▶ [PROBLEM REQUIREMENTS] In the entries below, count each line holding the word "React". Answer with the total alone.
-- GIVEN RECORDS start --
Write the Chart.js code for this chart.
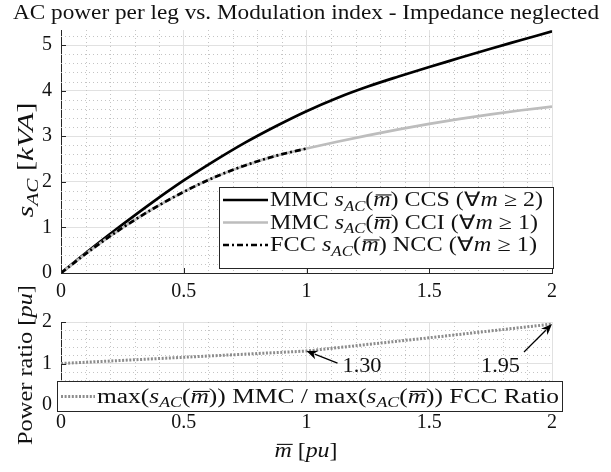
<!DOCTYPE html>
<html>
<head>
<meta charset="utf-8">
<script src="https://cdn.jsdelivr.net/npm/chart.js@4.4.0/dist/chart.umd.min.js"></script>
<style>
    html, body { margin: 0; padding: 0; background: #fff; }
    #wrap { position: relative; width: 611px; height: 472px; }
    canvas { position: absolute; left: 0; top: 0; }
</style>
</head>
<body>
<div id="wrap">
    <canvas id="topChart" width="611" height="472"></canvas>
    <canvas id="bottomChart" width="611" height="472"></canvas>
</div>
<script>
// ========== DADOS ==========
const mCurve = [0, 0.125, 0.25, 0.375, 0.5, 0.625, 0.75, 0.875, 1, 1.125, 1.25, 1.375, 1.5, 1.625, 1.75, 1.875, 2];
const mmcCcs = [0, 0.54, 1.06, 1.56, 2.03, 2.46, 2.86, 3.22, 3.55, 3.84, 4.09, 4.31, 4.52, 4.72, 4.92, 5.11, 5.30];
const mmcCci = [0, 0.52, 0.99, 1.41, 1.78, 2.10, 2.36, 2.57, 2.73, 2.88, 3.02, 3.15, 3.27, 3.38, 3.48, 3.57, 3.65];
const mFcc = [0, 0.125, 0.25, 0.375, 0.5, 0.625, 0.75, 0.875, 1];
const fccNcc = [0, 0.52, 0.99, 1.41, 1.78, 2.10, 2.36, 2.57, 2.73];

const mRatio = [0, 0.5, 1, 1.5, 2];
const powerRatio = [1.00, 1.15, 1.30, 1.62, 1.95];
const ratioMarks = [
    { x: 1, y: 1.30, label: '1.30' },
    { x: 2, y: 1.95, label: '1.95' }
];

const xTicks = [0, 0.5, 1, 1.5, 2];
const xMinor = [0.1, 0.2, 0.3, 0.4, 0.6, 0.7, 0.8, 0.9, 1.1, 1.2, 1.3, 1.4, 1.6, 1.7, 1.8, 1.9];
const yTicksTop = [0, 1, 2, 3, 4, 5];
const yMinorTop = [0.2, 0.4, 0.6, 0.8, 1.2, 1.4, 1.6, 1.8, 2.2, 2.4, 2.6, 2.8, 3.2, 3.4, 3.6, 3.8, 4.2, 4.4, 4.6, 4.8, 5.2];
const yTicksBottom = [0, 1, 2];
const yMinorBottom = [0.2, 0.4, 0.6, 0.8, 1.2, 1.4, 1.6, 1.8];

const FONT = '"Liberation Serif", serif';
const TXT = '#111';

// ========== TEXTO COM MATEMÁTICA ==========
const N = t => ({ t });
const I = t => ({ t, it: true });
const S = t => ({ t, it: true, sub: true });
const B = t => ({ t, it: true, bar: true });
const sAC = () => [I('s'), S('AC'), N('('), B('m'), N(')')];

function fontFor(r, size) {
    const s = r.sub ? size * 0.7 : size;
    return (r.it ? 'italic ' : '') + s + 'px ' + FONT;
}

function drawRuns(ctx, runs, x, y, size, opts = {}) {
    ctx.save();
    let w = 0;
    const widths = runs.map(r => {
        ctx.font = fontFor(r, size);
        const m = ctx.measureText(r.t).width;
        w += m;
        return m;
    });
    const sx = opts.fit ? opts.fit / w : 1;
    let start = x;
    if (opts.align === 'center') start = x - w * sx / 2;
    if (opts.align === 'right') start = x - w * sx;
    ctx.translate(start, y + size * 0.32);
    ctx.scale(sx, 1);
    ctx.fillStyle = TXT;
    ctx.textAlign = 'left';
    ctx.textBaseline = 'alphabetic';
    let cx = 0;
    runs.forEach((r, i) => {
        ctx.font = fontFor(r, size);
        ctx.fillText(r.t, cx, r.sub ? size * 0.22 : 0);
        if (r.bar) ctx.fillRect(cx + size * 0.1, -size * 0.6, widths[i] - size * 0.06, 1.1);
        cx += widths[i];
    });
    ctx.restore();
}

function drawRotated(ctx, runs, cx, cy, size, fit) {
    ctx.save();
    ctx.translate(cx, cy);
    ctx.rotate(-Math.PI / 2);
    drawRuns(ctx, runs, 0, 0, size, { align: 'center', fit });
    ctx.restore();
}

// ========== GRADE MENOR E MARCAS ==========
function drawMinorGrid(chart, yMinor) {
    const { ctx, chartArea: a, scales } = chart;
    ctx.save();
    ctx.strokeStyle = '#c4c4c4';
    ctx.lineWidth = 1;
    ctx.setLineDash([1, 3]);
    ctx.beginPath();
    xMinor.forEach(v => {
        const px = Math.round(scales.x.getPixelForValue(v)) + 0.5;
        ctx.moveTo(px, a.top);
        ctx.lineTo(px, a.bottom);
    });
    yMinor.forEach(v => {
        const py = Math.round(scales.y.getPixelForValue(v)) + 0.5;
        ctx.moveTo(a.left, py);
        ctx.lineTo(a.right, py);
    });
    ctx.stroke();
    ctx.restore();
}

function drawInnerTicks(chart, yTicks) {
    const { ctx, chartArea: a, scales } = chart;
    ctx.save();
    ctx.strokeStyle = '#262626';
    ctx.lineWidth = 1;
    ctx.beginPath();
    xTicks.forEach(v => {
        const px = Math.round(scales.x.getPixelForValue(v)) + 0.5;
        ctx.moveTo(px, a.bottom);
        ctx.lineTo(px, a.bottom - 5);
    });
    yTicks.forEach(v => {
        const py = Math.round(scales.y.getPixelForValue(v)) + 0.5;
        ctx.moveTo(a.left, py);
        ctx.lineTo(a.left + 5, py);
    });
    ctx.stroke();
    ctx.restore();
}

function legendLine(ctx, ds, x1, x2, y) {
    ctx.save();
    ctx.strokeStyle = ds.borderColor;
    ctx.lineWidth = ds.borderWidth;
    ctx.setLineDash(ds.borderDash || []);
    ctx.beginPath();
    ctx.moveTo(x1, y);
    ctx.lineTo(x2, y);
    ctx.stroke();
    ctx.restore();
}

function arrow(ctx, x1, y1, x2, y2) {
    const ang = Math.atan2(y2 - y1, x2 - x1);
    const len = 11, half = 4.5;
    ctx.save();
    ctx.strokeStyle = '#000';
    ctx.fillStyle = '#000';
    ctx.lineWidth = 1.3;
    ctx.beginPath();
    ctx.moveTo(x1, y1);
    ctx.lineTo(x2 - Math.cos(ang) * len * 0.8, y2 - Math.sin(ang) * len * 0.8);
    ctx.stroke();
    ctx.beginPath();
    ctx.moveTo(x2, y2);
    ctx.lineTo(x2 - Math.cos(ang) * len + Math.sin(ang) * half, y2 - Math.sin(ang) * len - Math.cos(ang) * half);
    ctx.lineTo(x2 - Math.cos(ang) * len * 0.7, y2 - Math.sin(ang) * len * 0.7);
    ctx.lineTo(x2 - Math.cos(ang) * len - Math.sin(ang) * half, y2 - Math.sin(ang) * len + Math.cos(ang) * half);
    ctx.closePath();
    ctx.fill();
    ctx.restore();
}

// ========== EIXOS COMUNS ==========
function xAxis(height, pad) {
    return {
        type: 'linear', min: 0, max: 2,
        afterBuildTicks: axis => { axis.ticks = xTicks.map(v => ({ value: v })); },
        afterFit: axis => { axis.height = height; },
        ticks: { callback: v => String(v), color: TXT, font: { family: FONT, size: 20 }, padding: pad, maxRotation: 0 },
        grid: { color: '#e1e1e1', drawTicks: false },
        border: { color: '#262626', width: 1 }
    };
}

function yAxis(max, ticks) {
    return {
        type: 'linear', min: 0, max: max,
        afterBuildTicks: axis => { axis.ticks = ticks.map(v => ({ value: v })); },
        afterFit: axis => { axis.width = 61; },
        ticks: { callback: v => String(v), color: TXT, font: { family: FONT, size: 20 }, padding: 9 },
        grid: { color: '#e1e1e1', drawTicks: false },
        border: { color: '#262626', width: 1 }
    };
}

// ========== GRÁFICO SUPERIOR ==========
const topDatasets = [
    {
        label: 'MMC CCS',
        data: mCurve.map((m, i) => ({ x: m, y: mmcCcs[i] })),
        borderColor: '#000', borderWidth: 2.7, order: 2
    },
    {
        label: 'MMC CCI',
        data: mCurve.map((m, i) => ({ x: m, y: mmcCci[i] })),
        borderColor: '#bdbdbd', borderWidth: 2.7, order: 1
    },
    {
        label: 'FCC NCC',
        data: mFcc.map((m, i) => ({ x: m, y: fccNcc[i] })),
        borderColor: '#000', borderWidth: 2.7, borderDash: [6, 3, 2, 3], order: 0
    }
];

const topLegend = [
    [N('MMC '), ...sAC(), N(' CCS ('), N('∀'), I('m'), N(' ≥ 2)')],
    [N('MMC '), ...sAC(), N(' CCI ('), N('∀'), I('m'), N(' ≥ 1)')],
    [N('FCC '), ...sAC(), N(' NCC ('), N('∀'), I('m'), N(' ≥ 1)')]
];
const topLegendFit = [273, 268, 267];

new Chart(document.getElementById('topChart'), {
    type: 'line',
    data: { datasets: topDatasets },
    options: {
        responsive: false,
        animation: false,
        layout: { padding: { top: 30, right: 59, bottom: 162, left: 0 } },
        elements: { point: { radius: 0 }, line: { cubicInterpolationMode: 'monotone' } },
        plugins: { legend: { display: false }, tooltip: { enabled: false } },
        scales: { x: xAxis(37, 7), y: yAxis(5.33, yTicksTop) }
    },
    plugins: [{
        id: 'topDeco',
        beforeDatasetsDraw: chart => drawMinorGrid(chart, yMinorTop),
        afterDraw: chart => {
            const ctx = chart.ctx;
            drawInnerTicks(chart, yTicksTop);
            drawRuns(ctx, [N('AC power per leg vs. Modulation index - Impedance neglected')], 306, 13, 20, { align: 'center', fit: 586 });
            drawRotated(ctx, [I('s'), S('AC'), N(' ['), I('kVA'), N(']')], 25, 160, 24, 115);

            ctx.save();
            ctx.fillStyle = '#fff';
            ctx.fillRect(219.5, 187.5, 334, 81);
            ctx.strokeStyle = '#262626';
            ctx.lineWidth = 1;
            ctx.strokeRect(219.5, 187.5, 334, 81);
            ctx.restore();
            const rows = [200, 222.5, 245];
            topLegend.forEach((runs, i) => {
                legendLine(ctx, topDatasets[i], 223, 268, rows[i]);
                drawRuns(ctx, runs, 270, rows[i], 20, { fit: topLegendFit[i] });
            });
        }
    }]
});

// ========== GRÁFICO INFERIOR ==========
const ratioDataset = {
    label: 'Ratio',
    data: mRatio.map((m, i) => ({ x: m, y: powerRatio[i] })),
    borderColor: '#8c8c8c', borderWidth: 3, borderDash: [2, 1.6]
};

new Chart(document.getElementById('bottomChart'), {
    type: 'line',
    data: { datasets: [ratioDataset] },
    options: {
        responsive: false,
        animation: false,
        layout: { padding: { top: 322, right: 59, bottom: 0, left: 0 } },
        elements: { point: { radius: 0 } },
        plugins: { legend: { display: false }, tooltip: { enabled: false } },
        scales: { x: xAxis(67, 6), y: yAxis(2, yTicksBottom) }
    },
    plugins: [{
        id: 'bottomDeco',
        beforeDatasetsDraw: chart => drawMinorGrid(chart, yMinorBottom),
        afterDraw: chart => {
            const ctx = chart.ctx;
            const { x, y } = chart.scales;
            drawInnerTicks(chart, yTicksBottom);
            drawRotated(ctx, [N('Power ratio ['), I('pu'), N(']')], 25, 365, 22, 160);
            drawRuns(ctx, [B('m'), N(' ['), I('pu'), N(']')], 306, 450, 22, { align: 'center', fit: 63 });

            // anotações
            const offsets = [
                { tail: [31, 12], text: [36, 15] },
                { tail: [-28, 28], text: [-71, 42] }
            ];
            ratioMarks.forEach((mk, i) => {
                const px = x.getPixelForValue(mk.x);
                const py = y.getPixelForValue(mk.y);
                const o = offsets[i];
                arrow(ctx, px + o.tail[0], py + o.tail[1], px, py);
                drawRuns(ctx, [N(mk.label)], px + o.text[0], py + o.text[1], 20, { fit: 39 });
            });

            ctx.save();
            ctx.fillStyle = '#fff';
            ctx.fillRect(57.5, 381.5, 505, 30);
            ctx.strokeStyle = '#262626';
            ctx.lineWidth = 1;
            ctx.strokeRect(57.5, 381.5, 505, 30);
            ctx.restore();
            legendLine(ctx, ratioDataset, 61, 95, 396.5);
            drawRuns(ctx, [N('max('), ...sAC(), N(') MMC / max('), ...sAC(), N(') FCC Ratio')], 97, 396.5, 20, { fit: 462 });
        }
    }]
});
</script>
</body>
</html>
-- GIVEN RECORDS end --
-- GIVEN RECORDS start --
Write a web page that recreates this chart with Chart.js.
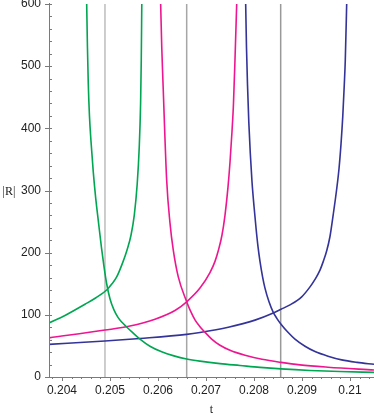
-- GIVEN RECORDS end --
-- GIVEN RECORDS start --
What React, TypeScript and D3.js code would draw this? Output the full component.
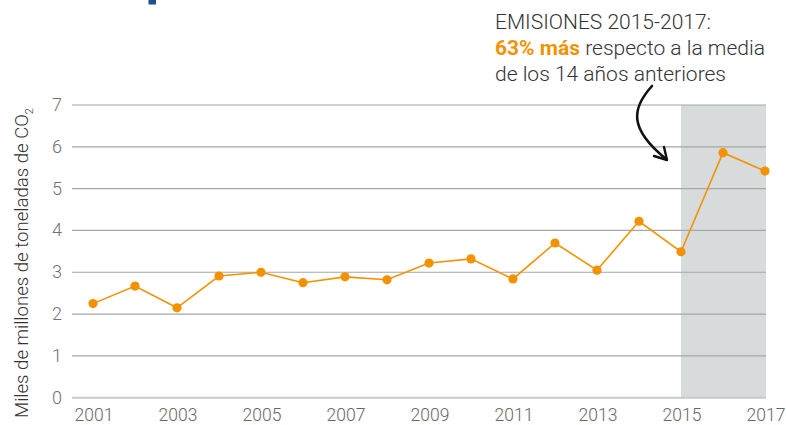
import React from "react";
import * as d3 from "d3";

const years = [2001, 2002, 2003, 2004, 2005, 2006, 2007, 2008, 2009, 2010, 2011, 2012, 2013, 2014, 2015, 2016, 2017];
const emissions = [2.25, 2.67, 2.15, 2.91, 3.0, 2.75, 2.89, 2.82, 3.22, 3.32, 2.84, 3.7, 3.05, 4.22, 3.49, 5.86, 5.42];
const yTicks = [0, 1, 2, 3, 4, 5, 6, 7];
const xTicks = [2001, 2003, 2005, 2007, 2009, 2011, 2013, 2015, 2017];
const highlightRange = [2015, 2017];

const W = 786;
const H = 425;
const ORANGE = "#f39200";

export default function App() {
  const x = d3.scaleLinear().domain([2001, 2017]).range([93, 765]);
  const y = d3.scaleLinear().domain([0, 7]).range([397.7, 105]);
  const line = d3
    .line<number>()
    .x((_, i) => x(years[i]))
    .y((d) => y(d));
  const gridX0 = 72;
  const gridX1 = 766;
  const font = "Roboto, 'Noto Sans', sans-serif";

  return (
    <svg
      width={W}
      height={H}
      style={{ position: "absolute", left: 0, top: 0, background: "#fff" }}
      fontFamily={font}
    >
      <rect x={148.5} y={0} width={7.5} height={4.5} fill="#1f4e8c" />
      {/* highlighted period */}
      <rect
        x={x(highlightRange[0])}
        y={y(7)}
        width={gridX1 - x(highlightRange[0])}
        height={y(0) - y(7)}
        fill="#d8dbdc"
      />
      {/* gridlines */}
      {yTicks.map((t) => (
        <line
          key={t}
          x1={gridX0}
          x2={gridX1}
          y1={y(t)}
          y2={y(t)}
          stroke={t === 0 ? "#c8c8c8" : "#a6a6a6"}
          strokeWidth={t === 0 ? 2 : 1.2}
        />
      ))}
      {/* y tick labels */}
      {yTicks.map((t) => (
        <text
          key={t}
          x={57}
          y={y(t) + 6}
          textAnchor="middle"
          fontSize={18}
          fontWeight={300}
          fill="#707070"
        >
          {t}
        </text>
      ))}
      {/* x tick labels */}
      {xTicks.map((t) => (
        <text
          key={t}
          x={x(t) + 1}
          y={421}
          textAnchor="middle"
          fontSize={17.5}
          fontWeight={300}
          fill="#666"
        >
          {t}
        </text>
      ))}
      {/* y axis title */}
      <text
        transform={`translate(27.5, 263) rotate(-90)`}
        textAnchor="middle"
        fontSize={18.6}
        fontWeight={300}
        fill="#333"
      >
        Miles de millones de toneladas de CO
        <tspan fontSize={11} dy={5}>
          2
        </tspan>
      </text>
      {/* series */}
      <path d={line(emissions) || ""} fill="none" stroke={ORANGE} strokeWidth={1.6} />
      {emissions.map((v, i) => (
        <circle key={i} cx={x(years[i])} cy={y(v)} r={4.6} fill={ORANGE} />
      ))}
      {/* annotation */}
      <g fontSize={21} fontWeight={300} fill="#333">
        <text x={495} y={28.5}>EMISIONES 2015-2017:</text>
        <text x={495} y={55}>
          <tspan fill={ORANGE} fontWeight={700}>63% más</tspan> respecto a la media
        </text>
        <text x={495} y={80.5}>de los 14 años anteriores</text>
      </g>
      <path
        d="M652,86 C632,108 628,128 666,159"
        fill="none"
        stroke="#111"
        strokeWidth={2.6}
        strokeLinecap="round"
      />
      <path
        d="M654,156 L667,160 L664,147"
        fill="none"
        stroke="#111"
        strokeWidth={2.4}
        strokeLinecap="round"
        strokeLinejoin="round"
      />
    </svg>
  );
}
-- GIVEN RECORDS end --
▶ [REPLY TO THE TASK] 2